To be done: What follows is a set of records; restate each one word for word and drop the pictures.

Supplied material:
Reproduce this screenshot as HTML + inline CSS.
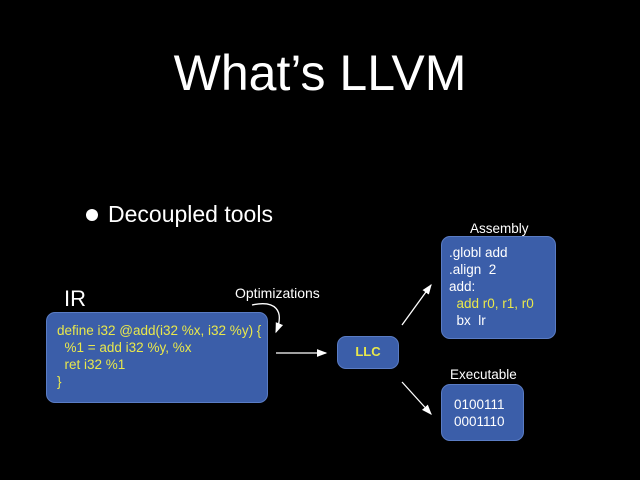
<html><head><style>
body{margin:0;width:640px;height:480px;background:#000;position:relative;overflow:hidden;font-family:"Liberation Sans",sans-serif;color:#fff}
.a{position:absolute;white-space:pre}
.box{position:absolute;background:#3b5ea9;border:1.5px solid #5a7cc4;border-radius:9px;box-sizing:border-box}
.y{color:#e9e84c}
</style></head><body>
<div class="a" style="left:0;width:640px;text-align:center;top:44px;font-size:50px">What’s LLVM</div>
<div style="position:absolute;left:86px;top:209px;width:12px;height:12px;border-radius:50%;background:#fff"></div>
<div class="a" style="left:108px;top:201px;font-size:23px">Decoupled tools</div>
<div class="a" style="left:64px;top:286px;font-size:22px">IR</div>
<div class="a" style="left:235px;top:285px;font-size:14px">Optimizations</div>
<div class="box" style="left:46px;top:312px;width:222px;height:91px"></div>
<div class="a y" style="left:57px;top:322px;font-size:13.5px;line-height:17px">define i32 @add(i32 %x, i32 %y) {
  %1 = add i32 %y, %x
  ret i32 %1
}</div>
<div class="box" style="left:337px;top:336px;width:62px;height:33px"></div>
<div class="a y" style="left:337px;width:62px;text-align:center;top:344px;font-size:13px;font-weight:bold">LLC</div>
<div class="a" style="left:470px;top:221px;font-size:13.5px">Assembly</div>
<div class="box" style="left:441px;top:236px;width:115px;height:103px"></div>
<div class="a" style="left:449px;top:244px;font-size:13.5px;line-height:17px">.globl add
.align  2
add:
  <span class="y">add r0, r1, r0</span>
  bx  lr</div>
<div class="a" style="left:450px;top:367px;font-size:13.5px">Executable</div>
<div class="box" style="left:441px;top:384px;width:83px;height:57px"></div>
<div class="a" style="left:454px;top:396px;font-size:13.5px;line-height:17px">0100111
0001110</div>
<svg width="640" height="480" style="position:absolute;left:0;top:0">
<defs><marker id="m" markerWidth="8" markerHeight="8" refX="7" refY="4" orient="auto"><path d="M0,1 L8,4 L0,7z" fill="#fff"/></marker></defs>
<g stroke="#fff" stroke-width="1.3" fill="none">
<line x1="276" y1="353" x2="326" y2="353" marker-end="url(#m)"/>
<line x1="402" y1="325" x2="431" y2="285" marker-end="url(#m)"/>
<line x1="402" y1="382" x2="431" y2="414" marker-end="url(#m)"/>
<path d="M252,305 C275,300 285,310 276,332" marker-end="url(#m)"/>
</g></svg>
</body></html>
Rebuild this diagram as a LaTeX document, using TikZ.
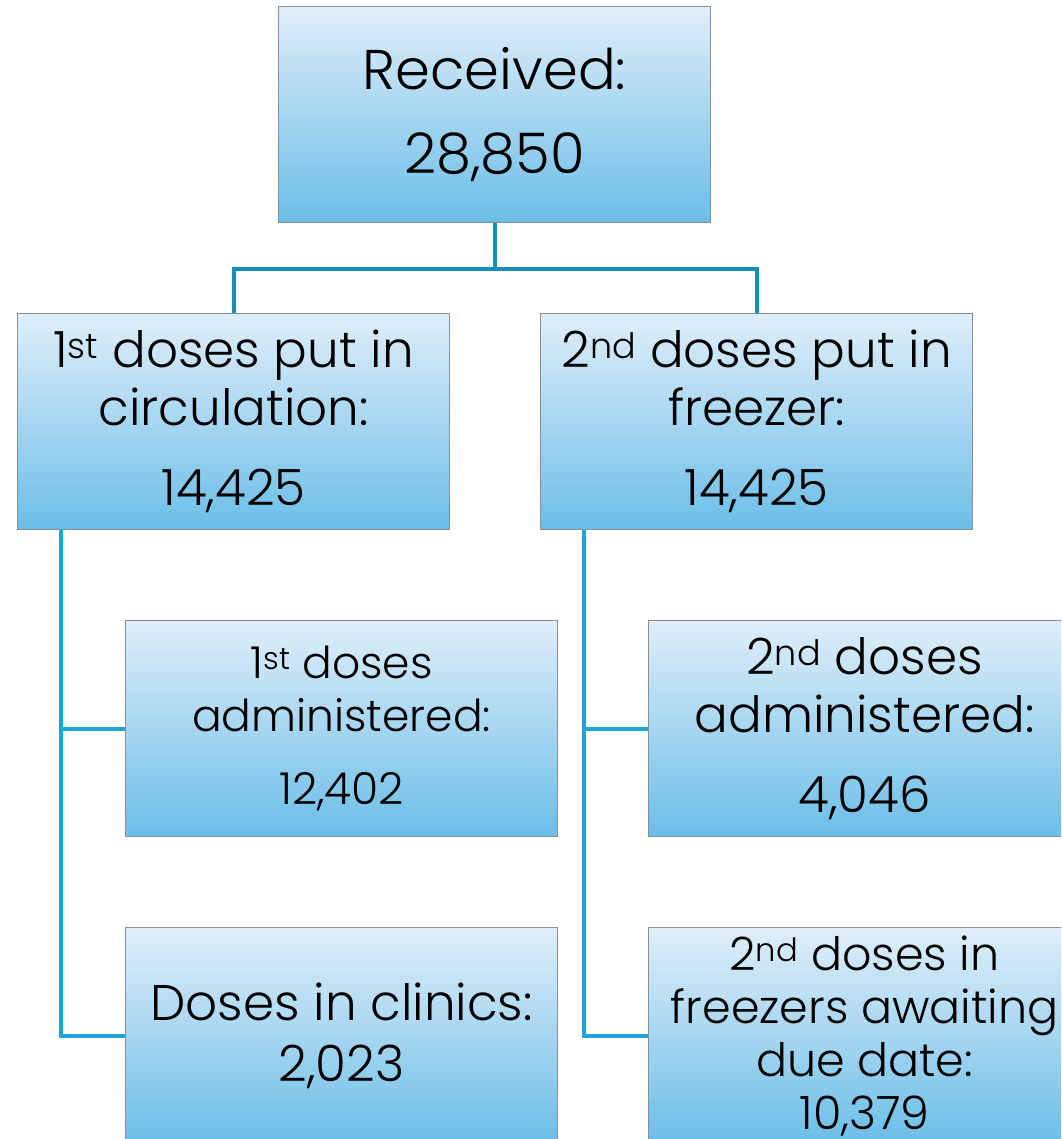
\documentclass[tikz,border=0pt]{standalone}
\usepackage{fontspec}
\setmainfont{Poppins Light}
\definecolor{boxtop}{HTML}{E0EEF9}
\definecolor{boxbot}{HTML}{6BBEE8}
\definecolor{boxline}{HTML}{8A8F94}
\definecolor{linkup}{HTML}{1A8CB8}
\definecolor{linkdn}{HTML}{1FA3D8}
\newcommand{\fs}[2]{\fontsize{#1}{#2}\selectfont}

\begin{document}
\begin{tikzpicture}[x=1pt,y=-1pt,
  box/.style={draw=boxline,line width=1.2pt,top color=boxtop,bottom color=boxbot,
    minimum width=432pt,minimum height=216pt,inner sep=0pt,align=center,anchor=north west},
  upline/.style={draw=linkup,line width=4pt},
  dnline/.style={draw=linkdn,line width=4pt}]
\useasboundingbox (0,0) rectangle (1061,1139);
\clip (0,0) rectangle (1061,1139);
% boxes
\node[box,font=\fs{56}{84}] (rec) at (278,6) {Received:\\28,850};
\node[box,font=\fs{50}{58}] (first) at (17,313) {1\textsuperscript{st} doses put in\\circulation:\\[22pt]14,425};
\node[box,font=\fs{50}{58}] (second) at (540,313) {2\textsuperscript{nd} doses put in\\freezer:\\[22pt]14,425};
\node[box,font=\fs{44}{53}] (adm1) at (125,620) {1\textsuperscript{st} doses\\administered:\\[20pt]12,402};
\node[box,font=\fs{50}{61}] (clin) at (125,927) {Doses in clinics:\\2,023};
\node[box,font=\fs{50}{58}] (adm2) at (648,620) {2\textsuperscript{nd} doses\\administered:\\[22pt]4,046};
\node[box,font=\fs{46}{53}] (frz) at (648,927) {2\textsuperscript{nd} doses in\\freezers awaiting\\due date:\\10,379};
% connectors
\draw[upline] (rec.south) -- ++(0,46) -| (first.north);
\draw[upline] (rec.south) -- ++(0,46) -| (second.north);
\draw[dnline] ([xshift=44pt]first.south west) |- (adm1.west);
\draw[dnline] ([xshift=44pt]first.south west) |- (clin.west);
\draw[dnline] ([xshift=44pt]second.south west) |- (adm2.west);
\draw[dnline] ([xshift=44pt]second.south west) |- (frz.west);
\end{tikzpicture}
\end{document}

Answer:
Reproduce this screenshot as HTML + inline CSS.
<html><head><style>
body{margin:0;width:640px;height:480px;background:#000;position:relative;overflow:hidden;font-family:"Liberation Sans",sans-serif;color:#fff}
.a{position:absolute;white-space:pre}
.box{position:absolute;background:#3b5ea9;border:1.5px solid #5a7cc4;border-radius:9px;box-sizing:border-box}
.y{color:#e9e84c}
</style></head><body>
<div class="a" style="left:0;width:640px;text-align:center;top:44px;font-size:50px">What’s LLVM</div>
<div style="position:absolute;left:86px;top:209px;width:12px;height:12px;border-radius:50%;background:#fff"></div>
<div class="a" style="left:108px;top:201px;font-size:23px">Decoupled tools</div>
<div class="a" style="left:64px;top:286px;font-size:22px">IR</div>
<div class="a" style="left:235px;top:285px;font-size:14px">Optimizations</div>
<div class="box" style="left:46px;top:312px;width:222px;height:91px"></div>
<div class="a y" style="left:57px;top:322px;font-size:13.5px;line-height:17px">define i32 @add(i32 %x, i32 %y) {
  %1 = add i32 %y, %x
  ret i32 %1
}</div>
<div class="box" style="left:337px;top:336px;width:62px;height:33px"></div>
<div class="a y" style="left:337px;width:62px;text-align:center;top:344px;font-size:13px;font-weight:bold">LLC</div>
<div class="a" style="left:470px;top:221px;font-size:13.5px">Assembly</div>
<div class="box" style="left:441px;top:236px;width:115px;height:103px"></div>
<div class="a" style="left:449px;top:244px;font-size:13.5px;line-height:17px">.globl add
.align  2
add:
  <span class="y">add r0, r1, r0</span>
  bx  lr</div>
<div class="a" style="left:450px;top:367px;font-size:13.5px">Executable</div>
<div class="box" style="left:441px;top:384px;width:83px;height:57px"></div>
<div class="a" style="left:454px;top:396px;font-size:13.5px;line-height:17px">0100111
0001110</div>
<svg width="640" height="480" style="position:absolute;left:0;top:0">
<defs><marker id="m" markerWidth="8" markerHeight="8" refX="7" refY="4" orient="auto"><path d="M0,1 L8,4 L0,7z" fill="#fff"/></marker></defs>
<g stroke="#fff" stroke-width="1.3" fill="none">
<line x1="276" y1="353" x2="326" y2="353" marker-end="url(#m)"/>
<line x1="402" y1="325" x2="431" y2="285" marker-end="url(#m)"/>
<line x1="402" y1="382" x2="431" y2="414" marker-end="url(#m)"/>
<path d="M252,305 C275,300 285,310 276,332" marker-end="url(#m)"/>
</g></svg>
</body></html>
Rebuild this diagram as a LaTeX document, using TikZ.
\documentclass[tikz,border=0pt]{standalone}
\usepackage{fontspec}
\setmainfont{Poppins Light}
\definecolor{boxtop}{HTML}{E0EEF9}
\definecolor{boxbot}{HTML}{6BBEE8}
\definecolor{boxline}{HTML}{8A8F94}
\definecolor{linkup}{HTML}{1A8CB8}
\definecolor{linkdn}{HTML}{1FA3D8}
\newcommand{\fs}[2]{\fontsize{#1}{#2}\selectfont}

\begin{document}
\begin{tikzpicture}[x=1pt,y=-1pt,
  box/.style={draw=boxline,line width=1.2pt,top color=boxtop,bottom color=boxbot,
    minimum width=432pt,minimum height=216pt,inner sep=0pt,align=center,anchor=north west},
  upline/.style={draw=linkup,line width=4pt},
  dnline/.style={draw=linkdn,line width=4pt}]
\useasboundingbox (0,0) rectangle (1061,1139);
\clip (0,0) rectangle (1061,1139);
% boxes
\node[box,font=\fs{56}{84}] (rec) at (278,6) {Received:\\28,850};
\node[box,font=\fs{50}{58}] (first) at (17,313) {1\textsuperscript{st} doses put in\\circulation:\\[22pt]14,425};
\node[box,font=\fs{50}{58}] (second) at (540,313) {2\textsuperscript{nd} doses put in\\freezer:\\[22pt]14,425};
\node[box,font=\fs{44}{53}] (adm1) at (125,620) {1\textsuperscript{st} doses\\administered:\\[20pt]12,402};
\node[box,font=\fs{50}{61}] (clin) at (125,927) {Doses in clinics:\\2,023};
\node[box,font=\fs{50}{58}] (adm2) at (648,620) {2\textsuperscript{nd} doses\\administered:\\[22pt]4,046};
\node[box,font=\fs{46}{53}] (frz) at (648,927) {2\textsuperscript{nd} doses in\\freezers awaiting\\due date:\\10,379};
% connectors
\draw[upline] (rec.south) -- ++(0,46) -| (first.north);
\draw[upline] (rec.south) -- ++(0,46) -| (second.north);
\draw[dnline] ([xshift=44pt]first.south west) |- (adm1.west);
\draw[dnline] ([xshift=44pt]first.south west) |- (clin.west);
\draw[dnline] ([xshift=44pt]second.south west) |- (adm2.west);
\draw[dnline] ([xshift=44pt]second.south west) |- (frz.west);
\end{tikzpicture}
\end{document}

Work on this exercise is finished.